Code interminabili di persone vestite alla meno peggio, a volte in ciabatte, in coda sotto la neve per un pasto al giorno; baracche improvvisate nel bosco o fra gli scheletri del campo bruciato dove si cerca di riscaldarsi attorno a un falò, acqua non potabile presa da tubi di scarico.

Le immagini sconvolgenti che arrivano da Bihac, in Bosnia, dopo l’incendio del campo profughi di Lipa, indicano un dramma che è in corso da tempo nel cuore dell’Europa. Sono anni, da quando l’esplosione della crisi siriana ha aperto una breccia attraverso i Blacani, che lungo queste rotte si verificano violenze, negazione di diritti, stato di abbandono: questo significa la politica di respingimenti messa in atto dall’Europa.

La rete RiVolti ai Balcani, costituita nel 2019 da 34 associazioni e realtà impegnate a difesa dei diritti delle persone e dei principi fondamentali sui quali si basano la Costituzione italiana e le norme europee e internazionali, da tempo denuncia le condizioni di vita di migranti e rifugiati lungo la rotta balcanica. Ieri, dalla nave Mare Jonio in collaborazione con Mediterranea Saving Humans, ha presentato la seconda edizione del dossier di RiVolti ai Balcani «La rotta balcanica. I migranti senza diritti nel cuore dell’Europa».
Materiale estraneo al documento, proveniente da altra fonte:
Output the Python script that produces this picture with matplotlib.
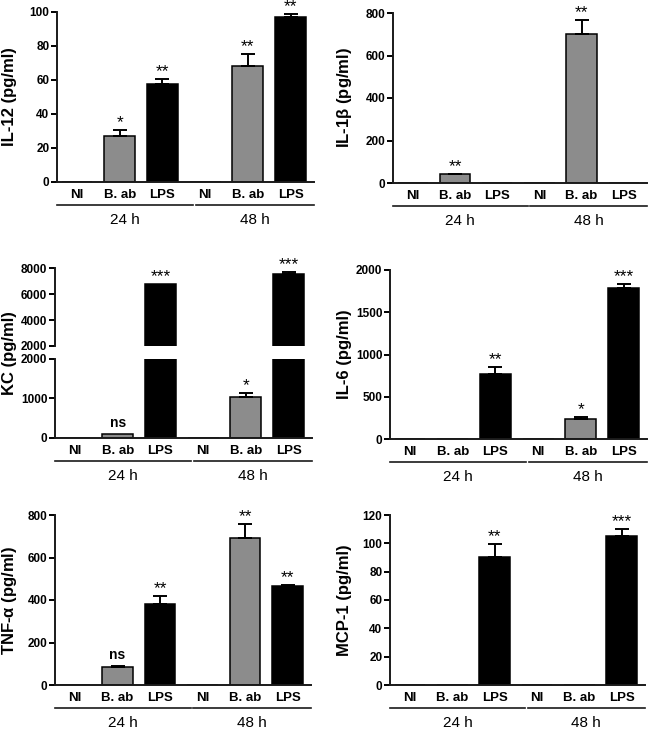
import matplotlib
matplotlib.use("Agg")
import matplotlib.pyplot as plt
import numpy as np

plt.rcParams['font.family'] = ['Liberation Sans', 'DejaVu Sans']

categories = ["NI", "B. ab", "LPS", "NI", "B. ab", "LPS"]
groups = ["24 h", "48 h"]
bar_colors = ["#8c8c8c", "#8c8c8c", "#000000", "#8c8c8c", "#8c8c8c", "#000000"]

il12_vals = [0, 27.1, 57.8, 0, 68.4, 96.9]
il12_err = [0, 3.5, 2.8, 0, 6.7, 1.9]
il12_sig = ["", "*", "**", "", "**", "**"]

il1b_vals = [0, 41, 0, 0, 699, 0]
il1b_err = [0, 3, 0, 0, 66, 0]
il1b_sig = ["", "**", "", "", "**", ""]

kc_vals = [0, 94, 6750, 0, 1034, 7520]
kc_err = [0, 0, 0, 0, 94, 180]
kc_sig = ["", "ns", "***", "", "*", "***"]

il6_vals = [0, 0, 768, 0, 240, 1783]
il6_err = [0, 0, 86, 0, 16, 52]
il6_sig = ["", "", "**", "", "*", "***"]

tnf_vals = [0, 83, 383, 0, 692, 464]
tnf_err = [0, 7, 35, 0, 67, 8]
tnf_sig = ["", "ns", "**", "", "**", "**"]

mcp_vals = [0, 0, 90.6, 0, 0, 105.4]
mcp_err = [0, 0, 8.7, 0, 0, 4.6]
mcp_sig = ["", "", "**", "", "", "***"]

W, H = 650, 733
fig = plt.figure(figsize=(6.5, 7.33), dpi=100)

SPINE_LW = 1.4
XLIM = (-0.47, 5.55)
x = np.arange(len(categories))


def rect(l, r, t, b):
    return [l / W, 1 - b / H, (r - l) / W, (b - t) / H]


def style(ax, bottom=True):
    for s in ["top", "right"]:
        ax.spines[s].set_visible(False)
    ax.spines["left"].set_linewidth(SPINE_LW)
    ax.spines["bottom"].set_linewidth(SPINE_LW)
    ax.spines["left"].set_color("#1a1a1a")
    ax.spines["bottom"].set_color("#1a1a1a")
    if not bottom:
        ax.spines["bottom"].set_visible(False)
    ax.tick_params(axis="y", direction="out", length=4, width=SPINE_LW,
                   labelsize=8.5, pad=1.5)
    for lab in ax.get_yticklabels():
        lab.set_fontweight("bold")
    ax.set_xlim(*XLIM)


def draw_bars(ax, vals, errs):
    ax.bar(x, vals, width=0.72, color=bar_colors, edgecolor="black",
           linewidth=1.1, zorder=2)
    for xi, v, e in zip(x, vals, errs):
        if e > 0:
            ax.errorbar(xi, v, yerr=[[0], [e]], fmt="none", ecolor="black",
                        elinewidth=1.4, capsize=5, capthick=1.4, zorder=3)


def annotate(ax, vals, errs, sigs):
    for xi, v, e, s in zip(x, vals, errs, sigs):
        if not s:
            continue
        if s == "ns":
            ax.annotate(s, (xi, v + e), xytext=(0, 3), textcoords="offset points",
                        ha="center", va="bottom", fontsize=10, fontweight="bold")
        else:
            ax.annotate(s, (xi, v + e), xytext=(0, 0), textcoords="offset points",
                        ha="center", va="bottom", fontsize=12.5)


def xlabels(ax):
    ax.set_xticks(x)
    ax.set_xticklabels(categories, fontsize=9.5, fontweight="bold")
    ax.tick_params(axis="x", length=0, pad=5)
    bb = ax.get_position()
    h_px = bb.height * H
    y_line = -23 / h_px
    y_grp = -38 / h_px
    tr = ax.get_xaxis_transform()
    spans = [(XLIM[0], 2.72), (2.78, XLIM[1])]
    for (a, b), g in zip(spans, groups):
        ax.plot([a, b], [y_line, y_line], transform=tr, color="#1a1a1a",
                lw=1.2, clip_on=False)
        ax.text((a + b) / 2, y_grp, g, transform=tr, ha="center", va="center",
                fontsize=11)


def ylabel(xpix, ycenter_pix, text):
    fig.text(xpix / W, 1 - ycenter_pix / H, text, rotation=90, ha="center",
             va="center", fontsize=12, fontweight="bold")


def simple_panel(r, vals, errs, sigs, ylim, ticks, label, label_x):
    ax = fig.add_axes(rect(*r))
    draw_bars(ax, vals, errs)
    ax.set_ylim(*ylim)
    ax.set_yticks(ticks)
    ax.set_yticklabels([str(t) for t in ticks])
    style(ax)
    annotate(ax, vals, errs, sigs)
    xlabels(ax)
    ylabel(label_x, (r[2] + r[3]) / 2, label)
    return ax


LX_LEFT, LX_RIGHT = 10, 345

simple_panel((57, 314, 12, 182), il12_vals, il12_err, il12_sig,
             (0, 100), [0, 20, 40, 60, 80, 100], "IL-12 (pg/ml)", LX_LEFT)
simple_panel((393, 647, 13, 183), il1b_vals, il1b_err, il1b_sig,
             (0, 800), [0, 200, 400, 600, 800], r"IL-1$\mathregular{\beta}$ (pg/ml)", LX_RIGHT)
simple_panel((390, 647, 270, 439), il6_vals, il6_err, il6_sig,
             (0, 2000), [0, 500, 1000, 1500, 2000], "IL-6 (pg/ml)", LX_RIGHT)
simple_panel((55, 311, 515, 685), tnf_vals, tnf_err, tnf_sig,
             (0, 800), [0, 200, 400, 600, 800], r"TNF-$\mathregular{\alpha}$ (pg/ml)", LX_LEFT)
simple_panel((390, 645, 515, 685), mcp_vals, mcp_err, mcp_sig,
             (0, 120), [0, 20, 40, 60, 80, 100, 120], "MCP-1 (pg/ml)", LX_RIGHT)

# KC broken axis
ax_top = fig.add_axes(rect(55, 312, 268, 346))
ax_bot = fig.add_axes(rect(55, 312, 359, 438))
for ax in (ax_top, ax_bot):
    draw_bars(ax, kc_vals, kc_err)
ax_top.set_ylim(2000, 8000)
ax_top.set_yticks([2000, 4000, 6000, 8000])
ax_top.set_yticklabels(["2000", "4000", "6000", "8000"])
ax_bot.set_ylim(0, 2000)
ax_bot.set_yticks([0, 1000, 2000])
ax_bot.set_yticklabels(["0", "1000", "2000"])
style(ax_top, bottom=False)
style(ax_bot)
ax_top.set_xticks([])
top_sigs = [s if v > 2000 else "" for v, s in zip(kc_vals, kc_sig)]
bot_sigs = [s if v <= 2000 else "" for v, s in zip(kc_vals, kc_sig)]
annotate(ax_top, kc_vals, kc_err, top_sigs)
annotate(ax_bot, kc_vals, kc_err, bot_sigs)
xlabels(ax_bot)
ylabel(LX_LEFT, 353, "KC (pg/ml)")

fig.savefig("out.png", dpi=100, facecolor="white")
La prima edizione era stata presentata a Milano lo scorso 27 giugno 2020, con dati aggiornati sulle violazioni in atto lungo le rotte migratorie della penisola balcanica – dalla Grecia alla Slovenia, attraverso la Bosnia Erzegovina – fin dall’accordo tra Unione Europea e Turchia del marzo 2016, con il quale l’Ue ha di fatto delegato ad Ankara il controllo di parte delle proprie frontiere esterne.

Questo secondo rapporto si concentra sulla frontiera che l’incendio del campo di Lipa ha messo sotto i riflettori, quella Croato Bosniaca. La regione dal 2018 è diventata il collo di bottiglia della rotta balcanica, via di transito che, dovendo le persone spostarsi in base alle possibilità, ha cambiato faccia in questi anni con le varie chiusure, come quella dell’Ungheria.

Ecco quindi la Bosnia, regione lacerata, i cui cittadini quando erano iniziate le migrazioni avevano dato supporto e aiuti alle persone in transito, diventare il bacino di raccolta del meccanismo dei respingimenti a catena che avvengono alle frontiere europee: in Croazia, in Slovenia, in Italia, ed implodere schiacciata dal braccio di ferro fra autorità europee, governative e locali. Una catastrofe annunciata quelle 1500 persone senza riparo, dice Silvia Maraone (cooperante da due anni Bihac con Ipsia, Ong delle Acli,che lavora nei Balcani dal 1997.

Dati inquietanti di una violenza generalizzata dice Gianfranco Schiavone di Asgi:- Associazione studi giuridici sull’immigrazione: i respingimenti sono illegali perché si impedisce di accedere ai meccanismi contenuti nelle politiche europee che prevedono tutele, come la protezione internazionale. Secondo il Danish Refugee Coucil solo da marzo 2019 sono state respinte dalla Croazia verso la Bosnia 21 mila persone, un numero tale da escludere che avvenga per effetto di azioni isolate e locali, ma che parla di un’operazione pianificata. Inoltre, sempre secondo il rapporto, il 60-70% delle persone respinte ha subito violenza.

La Slovenia ha partecipato a questo meccanismo, con 9 mila respingimenti che vengono chiamati «riammissioni».
«Il problema è l’Europa – continua Schiavone – ad aver fatto una scelta politica che la fa sprofondare in un abisso di violenza». Quello che si vede in queste ore in Bosnia come lo scorso anno in Grecia, è la politica dei respingimenti che è il cuore della crisi umanitaria perché crea questi tappi.

Anche l’Italia fa la sua parte nella catena di respingimenti illegali. Nel corso del solo 2020 ha respinto 1300 persone, e questo è avvenuto senza che vi fossero provvedimenti formali: e senza notifiche non si può fare nessun ricorso; procedura messa in atto anche con i richiedenti asilo ed è ammessa pubblicamente: la ministra dell’interno Lamorgese pochi giorni fa in audizione parlamentare ha riconosciuto che le procedure di riammissione sono illegali nei confronti dei richiedenti asilo.